In terms of adding Oracle to VCS, there are at least 3 options:
- Add as an Oracle resource per instance
- Add as an Aplication resource per instance
- Add as a single application resource (per service group with independent storage) controlling many Oracle instances
If you don't want to change VCS, when you add/remove/change Oralce instance name then option 3 should acheive this. The Application resource has attributes:
StartProgram
StopProgram
MonitorProcesses (list of processes to monitor) or/and MonitorProgram or/and PIDfiles
Optionally you can set:
CleanProgram: script to forcibly stop the application
User: if not root
From 5.1SP1 you also have "UseSUDash" and EnvFile attributes.
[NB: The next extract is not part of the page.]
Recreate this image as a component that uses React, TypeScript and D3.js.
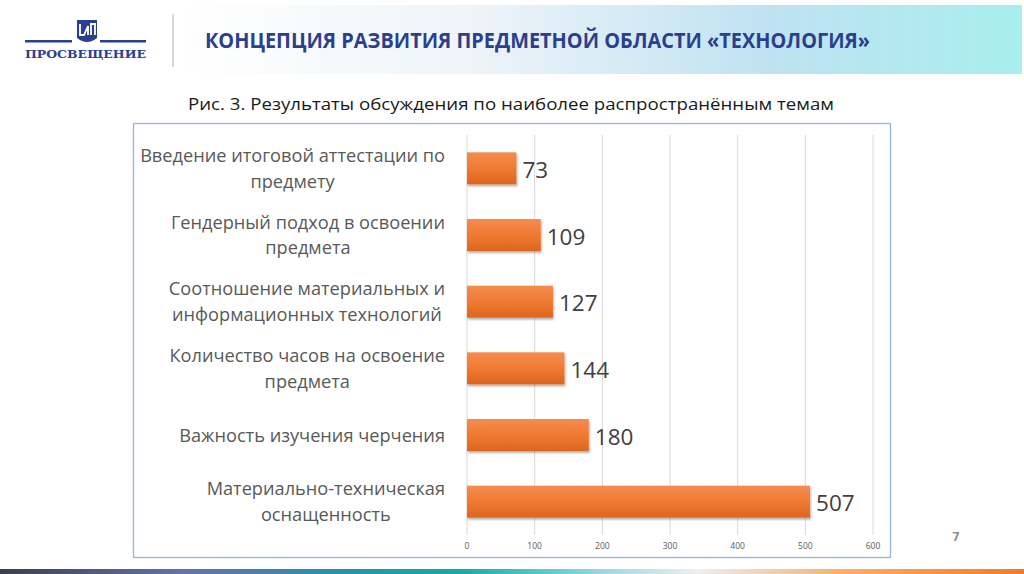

I would write you script something like:
oratab_path=$2
Read oratab file using passed $2
case "$1" in
start)
Start all databases in oratab
;;
stop)
Stop all databases in oratab
;;
monitor)
Check all database in oratab are running
if databases that should be running are down
then
exit 100
else
exit 110
fi ;;
*)
echo "Usage: $0 {start|stop|monitor} oratab_path
exit 1
;;
esac
Then configure in VCS (if script above is called /opt/VRTSvcs/bin/oragrp):
Application OraGrp (
StartProgram = /opt/VRTSvcs/bin/oragrp start /etc/oratab
StopProgram = /opt/VRTSvcs/bin/oragrp stop /etc/oratab
MonitorProgram = /opt/VRTSvcs/bin/oragrp monitor /etc/oratabb
)
Note the MonitorProgram can report offline (return code 100) if any one database is down, or if you have critical and non-critical databases then it could only report offline if one of the critical databases is down and hence only failover if a critical database is down (or in this instance you could have 2 application resources, one representing critical and the other for non-critical databases). Or if you want to completly ignore state of Oracle databases you could have Start/Stop create/remove a lockfile and MonitorProgram just checks lockfile exists.
Another alternative is to create a script that create/removes an Oracle resource and you can set-up a VCS oracle user in VCS so DBAs can run this script. Script could ask them for Sid, owner, oracle home and listener name and then script could create appropiate Oracle and listener resources. This is a very trivial script to write.
Mike